All the hard walking was behind me now, left behind at Causey Pike’s summit. I strolled to Knott Rigg, admired the view, reversed my steps to where I had joined the ridge, and strolled on. Ard Crags is smaller, with neater lines, and the path wound up following the crest in a tight little groove. The well-defined top offered excellent views across Newlands, and there was an even better ridge ahead, first descending to, then following the crest of Aiken Knott, a walk of glorious openness.
Ideally, this ridge would persist to the very end, but a fence crossing the ridge from side to side forces a surprisingly long descent towards Rigg Beck, on the left, crossing a flank that, after the delights of most of the walking so far, seemed surprisingly drab.

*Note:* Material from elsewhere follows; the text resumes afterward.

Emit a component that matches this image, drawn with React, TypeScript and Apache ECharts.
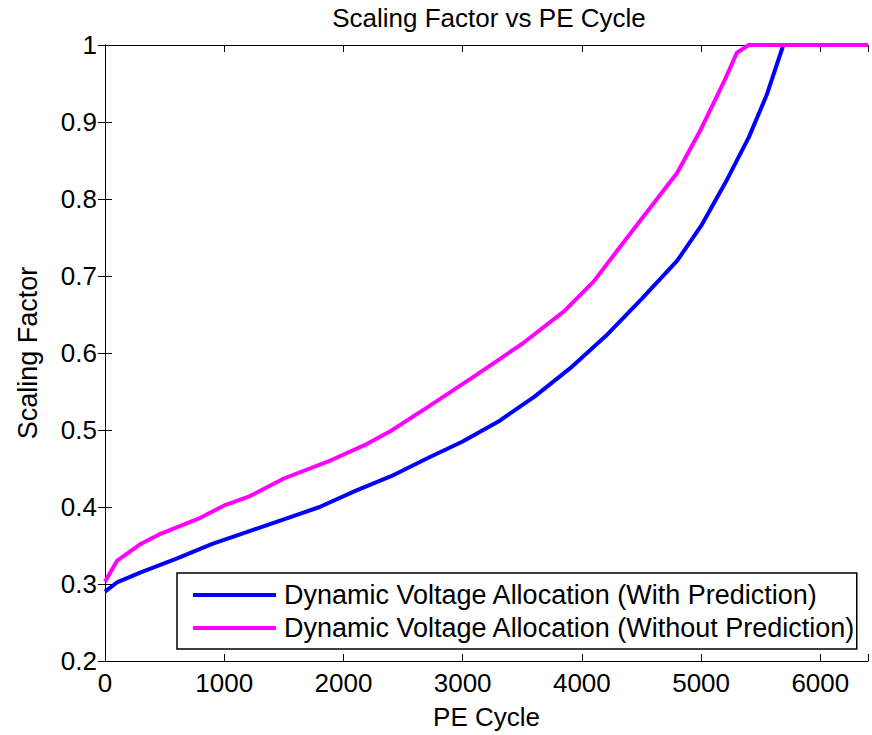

There’s a path on the other side of the beck, wide and easy, making for an unstrenuous end to the walk. The first time I followed this down, I kept turning around to gauge the view back to Ard Crags, looking for that shot which Wainwright had used for the opening page of his chapter, where Ard Crags appears in isolation, as a triple-topped pyramid. This time I knew that, with typical irony, the view is only a hundred yards or so upstream from the car park, and can be viewed with unfair ease after a stroll in open-toed sandals, or even flip-flops.

Ard Crags

Despite having been out of my sight for the last two-thirds of the walk, my car remained untouched, and I was my usual assiduous self about getting into trainers again, even though this had been far from a punishing, or even tiring day.